As Philadelphia celebrates its role in the founding of the United States, tech enthusiasts note that 2026 also marks a big year for the region’s role in computing history. 

This Sunday marks the 80th anniversary of the Electronic Numerical Integrator And Computer (ENIAC), the first electronic, programmable and general purpose computer. The ENIAC, which was developed and unveiled at the University of Pennsylvania, is widely considered the start of modern computing

“We’re kicking off the 80th anniversary of the launch of the computer age.”

Jim Scherrer, Philly’s Compuseum

Thanks to the country’s 250th anniversary, as well as various global and national sporting events and conventions, Philadelphia is expecting a million visitors this year. Tourists should know that not only are they visiting the birthplace of the nation, but also the birthplace of modern computers, said Jim Scherrer, a founder of Philly’s Compuseum, a nonprofit dedicated to sharing the region’s computer history.

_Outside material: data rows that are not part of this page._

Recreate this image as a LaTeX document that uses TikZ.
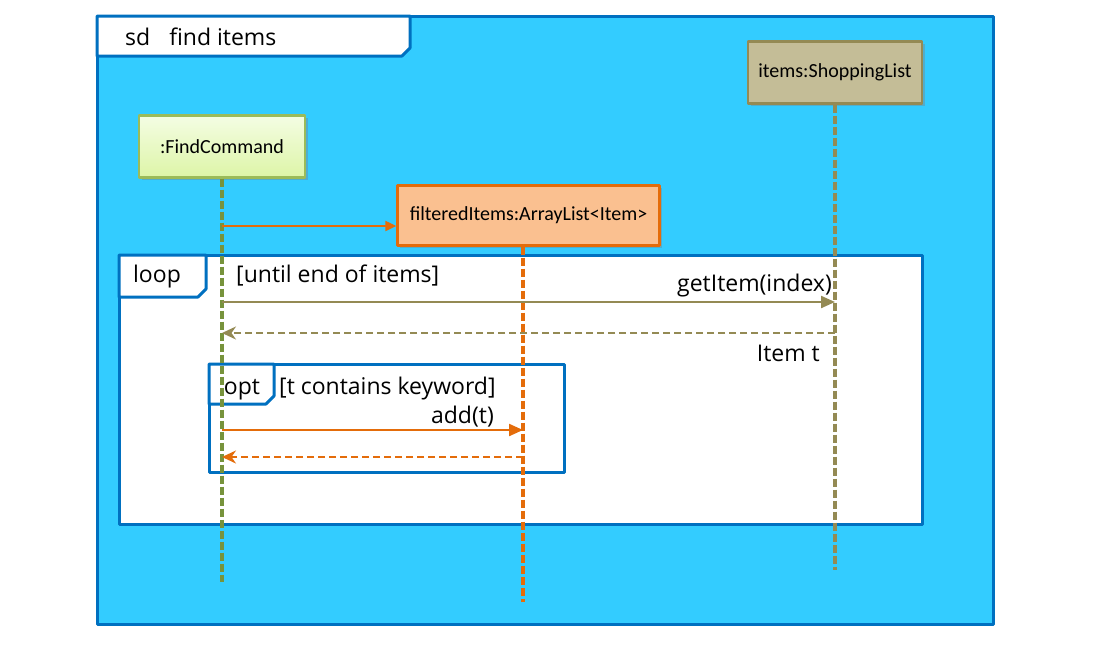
\documentclass[tikz,border=0pt]{standalone}
\usepackage{fontspec}
\setmainfont{Open Sans}
\newfontfamily\lifefont{Carlito}
\usetikzlibrary{arrows.meta,positioning,shadows}

\definecolor{sdbg}{HTML}{33CCFF}
\definecolor{frameblue}{HTML}{0070C0}
\definecolor{cmdline}{HTML}{9BBB59}
\definecolor{cmddash}{HTML}{77933C}
\definecolor{cmdtop}{HTML}{F4FDE4}
\definecolor{cmdbot}{HTML}{DDF5A6}
\definecolor{listline}{HTML}{E46C0A}
\definecolor{listfill}{HTML}{FAC090}
\definecolor{shopline}{HTML}{948A54}
\definecolor{shopfill}{HTML}{C4BD97}

\begin{document}
\begin{tikzpicture}[
        x=1pt, y=-1pt, line join=round,
        font=\fontsize{23}{27}\selectfont,
        lifebox/.style={draw, line width=2.4pt, inner sep=0pt, minimum height=62pt,
            font=\lifefont\fontsize{20}{24}\selectfont,
            drop shadow={opacity=0.4, shadow xshift=2.5pt, shadow yshift=-2.5pt}},
        lifeline/.style={line width=3.2pt, dash pattern=on 8pt off 3pt},
        frag/.style={draw=frameblue, line width=3pt, fill=white},
        call/.style={line width=2.2pt, -{Triangle[length=14pt, width=12pt]}},
        ret/.style={line width=2.2pt, dash pattern=on 7pt off 4pt, -{Stealth[length=14pt, width=13pt]}},
        lbl/.style={inner sep=0pt}
      ]
      % ---- helpers ----
      \def\cut{8}   % cut corner of a fragment tab
      \newcommand{\tabbox}[4]{% x1, y1, x2, y2
        \draw[frag] (#1,#2) -- (#3,#2) -- (#3,#4-\cut) -- (#3-\cut,#4) -- (#1,#4) -- cycle;
      }
      \useasboundingbox (0,0) rectangle (1113,648);

      %==================== sd frame ====================
      \draw[fill=sdbg, draw=frameblue, line width=3pt] (97,16) rectangle (993,624);
      \tabbox{97}{16}{410}{56}
      \node[lbl, anchor=base west] (sdname) at (125,45) {sd\hspace{19pt}find items};

      %==================== fragments ====================
      % loop
      \draw[frag] (119,255) rectangle (922,524);
      \tabbox{119}{255}{206}{297}
      \node[lbl, anchor=base] (loopname) at (157,282) {loop};
      \node[lbl, anchor=base west] (loopguard) at (236,282) {[until end of items]};

      % opt
      \draw[frag] (209,364) rectangle (564,472);
      \tabbox{209}{364}{274}{404}
      \node[lbl, anchor=base] (optname) at (242,394) {opt};
      \node[lbl, anchor=base west] (optguard) at (279,394) {[t contains keyword]};

      %==================== lifelines ====================
      \node[lifebox, draw=cmdline, top color=cmdtop, bottom color=cmdbot,
        minimum width=166pt] (fc) at (222,146.5) {:FindCommand};
      \node[lifebox, draw=listline, fill=listfill,
        minimum width=262pt, minimum height=60pt] (fi) at (528.5,215.5) {filteredItems:ArrayList<Item>};
      \node[lifebox, draw=shopline, fill=shopfill,
        minimum width=174pt] (sl) at (835,72.5) {items:ShoppingList};

      \coordinate (fcEnd) at (fc.south |- 0,582);
      \coordinate (fiEnd) at (fi.south -| 523,0);
      \coordinate (fiStop) at (523,602);
      \coordinate (slEnd) at (sl.south |- 0,570);

      \draw[lifeline, cmddash] (fc.south) -- (fcEnd);
      \draw[lifeline, listline, line width=3.6pt] (fiEnd) -- (fiStop);
      \draw[lifeline, shopline] (sl.south) -- (slEnd);

      %==================== messages ====================
      % create
      \draw[call, listline, -{Triangle[length=11pt, width=10pt]}]
        (fc.south |- 0,226) -- (fi.west |- 0,226);

      % getItem / return
      \coordinate (getA) at (fc.south |- 0,302);
      \coordinate (getB) at (sl.south |- 0,302);
      \draw[call, shopline] (getA) -- (getB);
      \node[lbl, anchor=base east] (getlbl) at (832,291) {getItem(index)};

      \coordinate (itemA) at (sl.south |- 0,333);
      \coordinate (itemB) at (fc.south |- 0,333);
      \draw[ret, shopline] (itemA) -- (itemB);
      \node[lbl, anchor=base east] (itemlbl) at (820,361) {Item t};

      % add / return
      \coordinate (addA) at (fc.south |- 0,430);
      \coordinate (addB) at (523,430);
      \draw[call, listline] (addA) -- (addB);
      \node[lbl, anchor=base east] (addlbl) at (494,423) {add(t)};

      \coordinate (backA) at (523,457);
      \coordinate (backB) at (fc.south |- 0,457);
      \draw[ret, listline] (backA) -- (backB);

    \end{tikzpicture}
\end{document}
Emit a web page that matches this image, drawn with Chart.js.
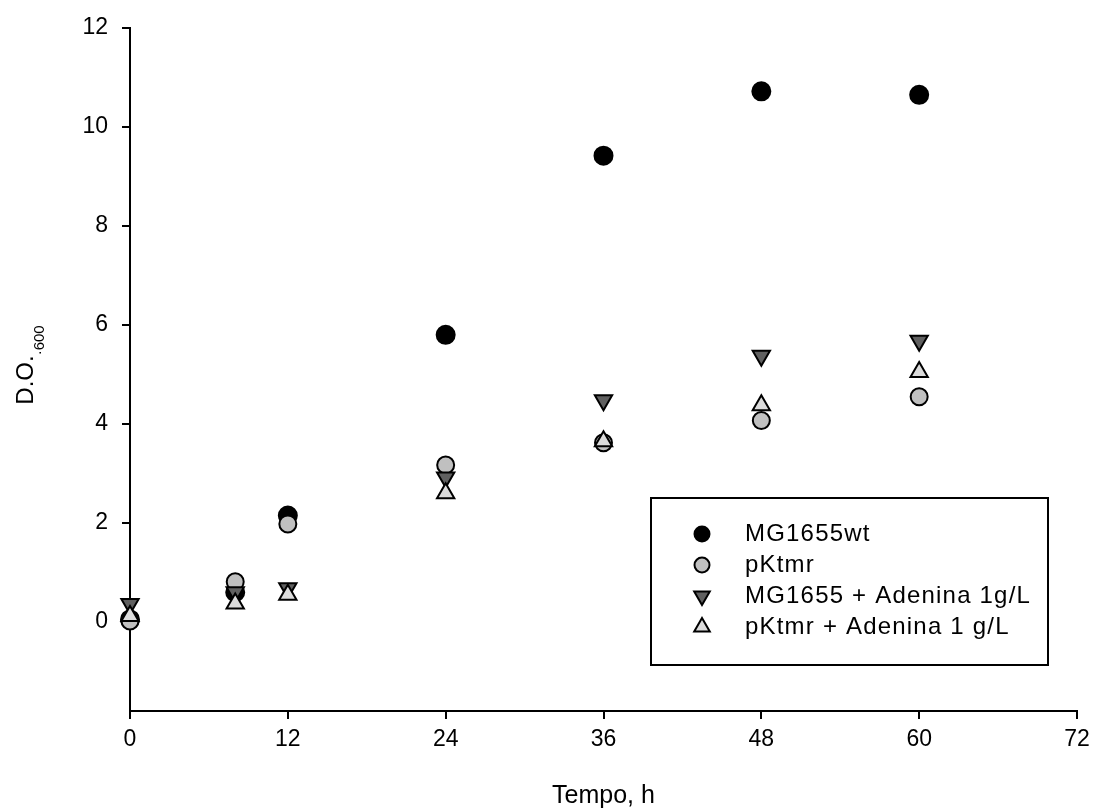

“We call it a second revolution,” Scherrer told Technical.ly. “The 250th anniversary of the Declaration of Independence [is] on July 4, but here on February 15, we’re kicking off the 80th anniversary of the launch of the computer age.”

The impact of the ENIAC is simply the fact that computers are part of our everyday lives now, said Bill Mauchly, son of ENIAC creator John Mauchly. 

At the time, Mauchly’s father’s idea to build a general purpose, programmable computer was crazy, he said. However, the timing lined up because the US Army was willing to fund the project. World War II was underway, and they wanted a machine that would create ballistic tables, reference charts that help predict where bullets will go. 

Why the ENIAC was unique for the time  

The ENIAC is just one of several innovations that came out of the Philadelphia region, noted Scherrer, the Compuseum founder. 

“It’s undeniable how important technology is to us, because we carry around a cell phone,” he said. “It wraps around you all the time.”

The ENIAC was unique for the time because it could complete calculations faster than a purely mechanical device — at the rate of 5,000 additions per second, Vijay Kumar, dean of Penn Engineering, told Technical.ly. Modern technology can do trillions of calculations per second, but for the time, this was very fast. 

Being programmable meant that it could also be reconfigured to solve other problems, Scherrer added. This led to improvements in all aspects of computing, such as storage and user interface. 

The machine was also special because it could do nontrivial calculations, a mathematical term for calculations that take multiple steps or aren’t easily solved with existing methodology. For example, Kumar said, it could track the trajectory of missiles or calculate weather predictions. 

These capabilities started conversations that eventually led to modern tech like artificial intelligence, Kumar said. 

“It sparked this idea,” Kumar said, “that you could get machines to not only do calculations, but think.”